## SHORT TASK
Reproduce the data exactly and drop any pictures it holds.
--- start of AVAILABLE DATA ---
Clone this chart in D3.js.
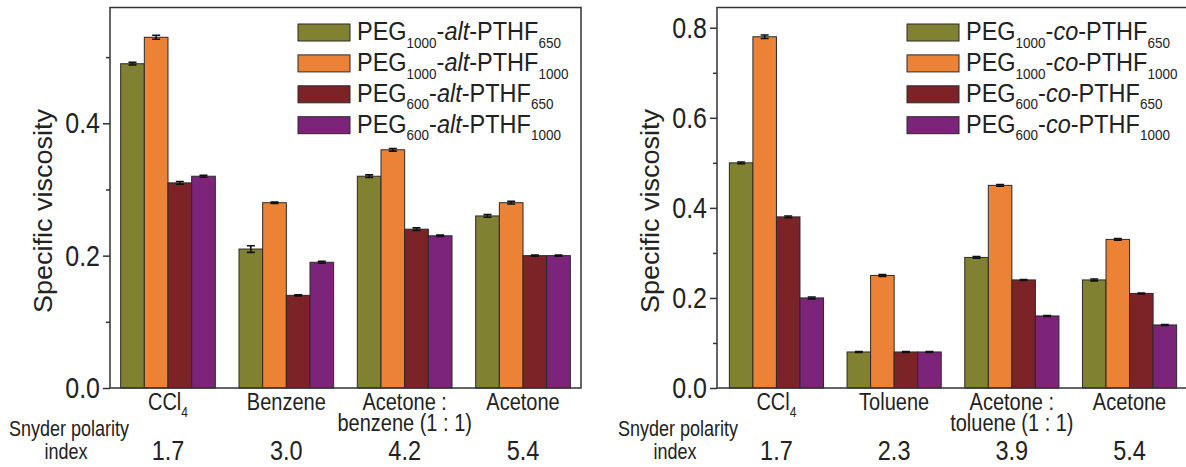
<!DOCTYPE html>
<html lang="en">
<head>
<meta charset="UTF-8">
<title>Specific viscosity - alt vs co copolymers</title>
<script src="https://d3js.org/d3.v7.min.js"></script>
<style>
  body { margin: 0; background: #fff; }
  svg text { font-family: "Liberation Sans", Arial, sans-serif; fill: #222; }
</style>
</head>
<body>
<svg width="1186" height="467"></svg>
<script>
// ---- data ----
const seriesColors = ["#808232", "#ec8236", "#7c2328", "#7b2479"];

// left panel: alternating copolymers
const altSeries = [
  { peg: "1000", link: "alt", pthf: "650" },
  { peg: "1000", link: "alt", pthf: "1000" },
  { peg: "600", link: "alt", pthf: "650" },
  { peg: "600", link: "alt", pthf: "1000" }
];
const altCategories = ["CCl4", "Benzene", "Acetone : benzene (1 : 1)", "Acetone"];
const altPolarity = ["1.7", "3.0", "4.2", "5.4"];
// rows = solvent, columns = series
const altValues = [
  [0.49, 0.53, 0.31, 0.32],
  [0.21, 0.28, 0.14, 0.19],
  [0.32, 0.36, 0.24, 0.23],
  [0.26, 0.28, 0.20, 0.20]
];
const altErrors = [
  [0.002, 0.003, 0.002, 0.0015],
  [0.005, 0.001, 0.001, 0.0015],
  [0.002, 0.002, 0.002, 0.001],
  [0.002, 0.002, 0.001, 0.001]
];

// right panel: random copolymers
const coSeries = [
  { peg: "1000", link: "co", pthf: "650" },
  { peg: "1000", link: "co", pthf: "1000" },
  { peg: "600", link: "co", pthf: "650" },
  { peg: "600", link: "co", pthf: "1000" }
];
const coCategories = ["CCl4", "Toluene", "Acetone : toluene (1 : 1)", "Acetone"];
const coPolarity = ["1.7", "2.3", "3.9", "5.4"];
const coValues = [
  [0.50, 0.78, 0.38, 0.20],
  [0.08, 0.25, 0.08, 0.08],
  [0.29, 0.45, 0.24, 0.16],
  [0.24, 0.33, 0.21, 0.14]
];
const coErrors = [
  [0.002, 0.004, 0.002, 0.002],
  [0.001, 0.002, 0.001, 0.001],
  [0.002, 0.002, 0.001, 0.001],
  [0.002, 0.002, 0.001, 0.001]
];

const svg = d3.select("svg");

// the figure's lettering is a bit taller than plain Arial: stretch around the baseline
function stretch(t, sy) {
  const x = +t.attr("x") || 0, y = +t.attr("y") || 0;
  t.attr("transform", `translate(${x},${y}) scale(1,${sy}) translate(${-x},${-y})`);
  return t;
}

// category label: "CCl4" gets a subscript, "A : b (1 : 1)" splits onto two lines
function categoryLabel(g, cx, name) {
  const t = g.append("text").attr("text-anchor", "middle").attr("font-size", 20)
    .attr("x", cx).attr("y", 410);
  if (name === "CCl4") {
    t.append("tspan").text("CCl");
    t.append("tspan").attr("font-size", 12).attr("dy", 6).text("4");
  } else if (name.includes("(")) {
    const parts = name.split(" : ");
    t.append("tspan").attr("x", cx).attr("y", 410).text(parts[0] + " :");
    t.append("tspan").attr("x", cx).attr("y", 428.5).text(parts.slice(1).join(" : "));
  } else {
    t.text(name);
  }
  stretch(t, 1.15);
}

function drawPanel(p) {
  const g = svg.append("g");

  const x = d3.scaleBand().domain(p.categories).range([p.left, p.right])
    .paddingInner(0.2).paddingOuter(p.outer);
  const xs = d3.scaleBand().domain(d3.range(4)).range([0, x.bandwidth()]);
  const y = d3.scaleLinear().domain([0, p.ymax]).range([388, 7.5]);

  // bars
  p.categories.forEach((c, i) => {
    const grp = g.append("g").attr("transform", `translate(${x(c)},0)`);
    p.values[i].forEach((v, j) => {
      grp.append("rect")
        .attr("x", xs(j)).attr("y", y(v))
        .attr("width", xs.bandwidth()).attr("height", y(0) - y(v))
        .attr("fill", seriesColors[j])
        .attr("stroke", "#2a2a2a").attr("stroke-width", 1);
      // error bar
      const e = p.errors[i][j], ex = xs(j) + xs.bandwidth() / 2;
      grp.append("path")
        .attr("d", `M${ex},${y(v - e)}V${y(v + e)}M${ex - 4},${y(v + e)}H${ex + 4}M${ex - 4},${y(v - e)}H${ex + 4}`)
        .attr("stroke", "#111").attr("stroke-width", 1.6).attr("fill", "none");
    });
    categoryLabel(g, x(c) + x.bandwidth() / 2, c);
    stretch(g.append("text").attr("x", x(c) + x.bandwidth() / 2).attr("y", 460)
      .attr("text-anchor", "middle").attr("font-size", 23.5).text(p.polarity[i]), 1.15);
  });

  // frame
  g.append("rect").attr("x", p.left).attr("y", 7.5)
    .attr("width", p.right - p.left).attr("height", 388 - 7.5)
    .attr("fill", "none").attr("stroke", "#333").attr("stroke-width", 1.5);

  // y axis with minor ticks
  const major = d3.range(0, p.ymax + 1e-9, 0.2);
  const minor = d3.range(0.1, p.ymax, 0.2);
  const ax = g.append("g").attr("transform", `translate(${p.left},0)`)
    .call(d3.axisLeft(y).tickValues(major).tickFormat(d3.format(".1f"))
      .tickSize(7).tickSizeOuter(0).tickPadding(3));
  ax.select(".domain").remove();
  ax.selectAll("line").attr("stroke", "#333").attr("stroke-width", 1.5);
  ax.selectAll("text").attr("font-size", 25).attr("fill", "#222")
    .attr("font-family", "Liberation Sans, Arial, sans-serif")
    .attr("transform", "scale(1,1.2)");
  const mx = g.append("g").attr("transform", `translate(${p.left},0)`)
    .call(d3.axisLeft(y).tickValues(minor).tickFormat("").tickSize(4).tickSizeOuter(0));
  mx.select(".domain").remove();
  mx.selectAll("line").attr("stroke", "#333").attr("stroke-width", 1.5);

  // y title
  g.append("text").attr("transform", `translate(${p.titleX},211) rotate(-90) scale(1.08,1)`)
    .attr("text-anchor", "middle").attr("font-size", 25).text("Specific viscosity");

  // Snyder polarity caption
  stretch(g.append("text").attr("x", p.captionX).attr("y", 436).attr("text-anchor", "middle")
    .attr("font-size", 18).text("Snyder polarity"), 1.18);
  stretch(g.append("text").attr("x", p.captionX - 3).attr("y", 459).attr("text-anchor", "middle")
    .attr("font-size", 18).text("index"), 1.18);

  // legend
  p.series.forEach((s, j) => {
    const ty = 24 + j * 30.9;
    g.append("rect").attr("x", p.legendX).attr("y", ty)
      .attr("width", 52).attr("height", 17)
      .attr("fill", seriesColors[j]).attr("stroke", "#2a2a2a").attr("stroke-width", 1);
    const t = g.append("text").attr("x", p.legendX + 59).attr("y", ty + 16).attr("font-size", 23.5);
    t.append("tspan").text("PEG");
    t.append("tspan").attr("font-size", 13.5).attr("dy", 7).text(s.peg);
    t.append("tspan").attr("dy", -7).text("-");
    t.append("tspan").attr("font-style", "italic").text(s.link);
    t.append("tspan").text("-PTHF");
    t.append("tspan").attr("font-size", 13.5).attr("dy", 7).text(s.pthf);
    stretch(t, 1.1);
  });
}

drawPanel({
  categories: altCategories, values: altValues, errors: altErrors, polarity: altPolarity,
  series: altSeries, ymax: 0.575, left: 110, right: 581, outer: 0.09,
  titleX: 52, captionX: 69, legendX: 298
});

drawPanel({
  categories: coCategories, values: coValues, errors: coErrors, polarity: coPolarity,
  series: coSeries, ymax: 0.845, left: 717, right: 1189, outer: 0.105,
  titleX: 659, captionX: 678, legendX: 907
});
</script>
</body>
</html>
--- end of AVAILABLE DATA ---
## IN RESPONSE
Clone this chart in D3.js.
<!DOCTYPE html>
<html lang="en">
<head>
<meta charset="UTF-8">
<title>Specific viscosity - alt vs co copolymers</title>
<script src="https://d3js.org/d3.v7.min.js"></script>
<style>
  body { margin: 0; background: #fff; }
  svg text { font-family: "Liberation Sans", Arial, sans-serif; fill: #222; }
</style>
</head>
<body>
<svg width="1186" height="467"></svg>
<script>
// ---- data ----
const seriesColors = ["#808232", "#ec8236", "#7c2328", "#7b2479"];

// left panel: alternating copolymers
const altSeries = [
  { peg: "1000", link: "alt", pthf: "650" },
  { peg: "1000", link: "alt", pthf: "1000" },
  { peg: "600", link: "alt", pthf: "650" },
  { peg: "600", link: "alt", pthf: "1000" }
];
const altCategories = ["CCl4", "Benzene", "Acetone : benzene (1 : 1)", "Acetone"];
const altPolarity = ["1.7", "3.0", "4.2", "5.4"];
// rows = solvent, columns = series
const altValues = [
  [0.49, 0.53, 0.31, 0.32],
  [0.21, 0.28, 0.14, 0.19],
  [0.32, 0.36, 0.24, 0.23],
  [0.26, 0.28, 0.20, 0.20]
];
const altErrors = [
  [0.002, 0.003, 0.002, 0.0015],
  [0.005, 0.001, 0.001, 0.0015],
  [0.002, 0.002, 0.002, 0.001],
  [0.002, 0.002, 0.001, 0.001]
];

// right panel: random copolymers
const coSeries = [
  { peg: "1000", link: "co", pthf: "650" },
  { peg: "1000", link: "co", pthf: "1000" },
  { peg: "600", link: "co", pthf: "650" },
  { peg: "600", link: "co", pthf: "1000" }
];
const coCategories = ["CCl4", "Toluene", "Acetone : toluene (1 : 1)", "Acetone"];
const coPolarity = ["1.7", "2.3", "3.9", "5.4"];
const coValues = [
  [0.50, 0.78, 0.38, 0.20],
  [0.08, 0.25, 0.08, 0.08],
  [0.29, 0.45, 0.24, 0.16],
  [0.24, 0.33, 0.21, 0.14]
];
const coErrors = [
  [0.002, 0.004, 0.002, 0.002],
  [0.001, 0.002, 0.001, 0.001],
  [0.002, 0.002, 0.001, 0.001],
  [0.002, 0.002, 0.001, 0.001]
];

const svg = d3.select("svg");

// the figure's lettering is a bit taller than plain Arial: stretch around the baseline
function stretch(t, sy) {
  const x = +t.attr("x") || 0, y = +t.attr("y") || 0;
  t.attr("transform", `translate(${x},${y}) scale(1,${sy}) translate(${-x},${-y})`);
  return t;
}

// category label: "CCl4" gets a subscript, "A : b (1 : 1)" splits onto two lines
function categoryLabel(g, cx, name) {
  const t = g.append("text").attr("text-anchor", "middle").attr("font-size", 20)
    .attr("x", cx).attr("y", 410);
  if (name === "CCl4") {
    t.append("tspan").text("CCl");
    t.append("tspan").attr("font-size", 12).attr("dy", 6).text("4");
  } else if (name.includes("(")) {
    const parts = name.split(" : ");
    t.append("tspan").attr("x", cx).attr("y", 410).text(parts[0] + " :");
    t.append("tspan").attr("x", cx).attr("y", 428.5).text(parts.slice(1).join(" : "));
  } else {
    t.text(name);
  }
  stretch(t, 1.15);
}

function drawPanel(p) {
  const g = svg.append("g");

  const x = d3.scaleBand().domain(p.categories).range([p.left, p.right])
    .paddingInner(0.2).paddingOuter(p.outer);
  const xs = d3.scaleBand().domain(d3.range(4)).range([0, x.bandwidth()]);
  const y = d3.scaleLinear().domain([0, p.ymax]).range([388, 7.5]);

  // bars
  p.categories.forEach((c, i) => {
    const grp = g.append("g").attr("transform", `translate(${x(c)},0)`);
    p.values[i].forEach((v, j) => {
      grp.append("rect")
        .attr("x", xs(j)).attr("y", y(v))
        .attr("width", xs.bandwidth()).attr("height", y(0) - y(v))
        .attr("fill", seriesColors[j])
        .attr("stroke", "#2a2a2a").attr("stroke-width", 1);
      // error bar
      const e = p.errors[i][j], ex = xs(j) + xs.bandwidth() / 2;
      grp.append("path")
        .attr("d", `M${ex},${y(v - e)}V${y(v + e)}M${ex - 4},${y(v + e)}H${ex + 4}M${ex - 4},${y(v - e)}H${ex + 4}`)
        .attr("stroke", "#111").attr("stroke-width", 1.6).attr("fill", "none");
    });
    categoryLabel(g, x(c) + x.bandwidth() / 2, c);
    stretch(g.append("text").attr("x", x(c) + x.bandwidth() / 2).attr("y", 460)
      .attr("text-anchor", "middle").attr("font-size", 23.5).text(p.polarity[i]), 1.15);
  });

  // frame
  g.append("rect").attr("x", p.left).attr("y", 7.5)
    .attr("width", p.right - p.left).attr("height", 388 - 7.5)
    .attr("fill", "none").attr("stroke", "#333").attr("stroke-width", 1.5);

  // y axis with minor ticks
  const major = d3.range(0, p.ymax + 1e-9, 0.2);
  const minor = d3.range(0.1, p.ymax, 0.2);
  const ax = g.append("g").attr("transform", `translate(${p.left},0)`)
    .call(d3.axisLeft(y).tickValues(major).tickFormat(d3.format(".1f"))
      .tickSize(7).tickSizeOuter(0).tickPadding(3));
  ax.select(".domain").remove();
  ax.selectAll("line").attr("stroke", "#333").attr("stroke-width", 1.5);
  ax.selectAll("text").attr("font-size", 25).attr("fill", "#222")
    .attr("font-family", "Liberation Sans, Arial, sans-serif")
    .attr("transform", "scale(1,1.2)");
  const mx = g.append("g").attr("transform", `translate(${p.left},0)`)
    .call(d3.axisLeft(y).tickValues(minor).tickFormat("").tickSize(4).tickSizeOuter(0));
  mx.select(".domain").remove();
  mx.selectAll("line").attr("stroke", "#333").attr("stroke-width", 1.5);

  // y title
  g.append("text").attr("transform", `translate(${p.titleX},211) rotate(-90) scale(1.08,1)`)
    .attr("text-anchor", "middle").attr("font-size", 25).text("Specific viscosity");

  // Snyder polarity caption
  stretch(g.append("text").attr("x", p.captionX).attr("y", 436).attr("text-anchor", "middle")
    .attr("font-size", 18).text("Snyder polarity"), 1.18);
  stretch(g.append("text").attr("x", p.captionX - 3).attr("y", 459).attr("text-anchor", "middle")
    .attr("font-size", 18).text("index"), 1.18);

  // legend
  p.series.forEach((s, j) => {
    const ty = 24 + j * 30.9;
    g.append("rect").attr("x", p.legendX).attr("y", ty)
      .attr("width", 52).attr("height", 17)
      .attr("fill", seriesColors[j]).attr("stroke", "#2a2a2a").attr("stroke-width", 1);
    const t = g.append("text").attr("x", p.legendX + 59).attr("y", ty + 16).attr("font-size", 23.5);
    t.append("tspan").text("PEG");
    t.append("tspan").attr("font-size", 13.5).attr("dy", 7).text(s.peg);
    t.append("tspan").attr("dy", -7).text("-");
    t.append("tspan").attr("font-style", "italic").text(s.link);
    t.append("tspan").text("-PTHF");
    t.append("tspan").attr("font-size", 13.5).attr("dy", 7).text(s.pthf);
    stretch(t, 1.1);
  });
}

drawPanel({
  categories: altCategories, values: altValues, errors: altErrors, polarity: altPolarity,
  series: altSeries, ymax: 0.575, left: 110, right: 581, outer: 0.09,
  titleX: 52, captionX: 69, legendX: 298
});

drawPanel({
  categories: coCategories, values: coValues, errors: coErrors, polarity: coPolarity,
  series: coSeries, ymax: 0.845, left: 717, right: 1189, outer: 0.105,
  titleX: 659, captionX: 678, legendX: 907
});
</script>
</body>
</html>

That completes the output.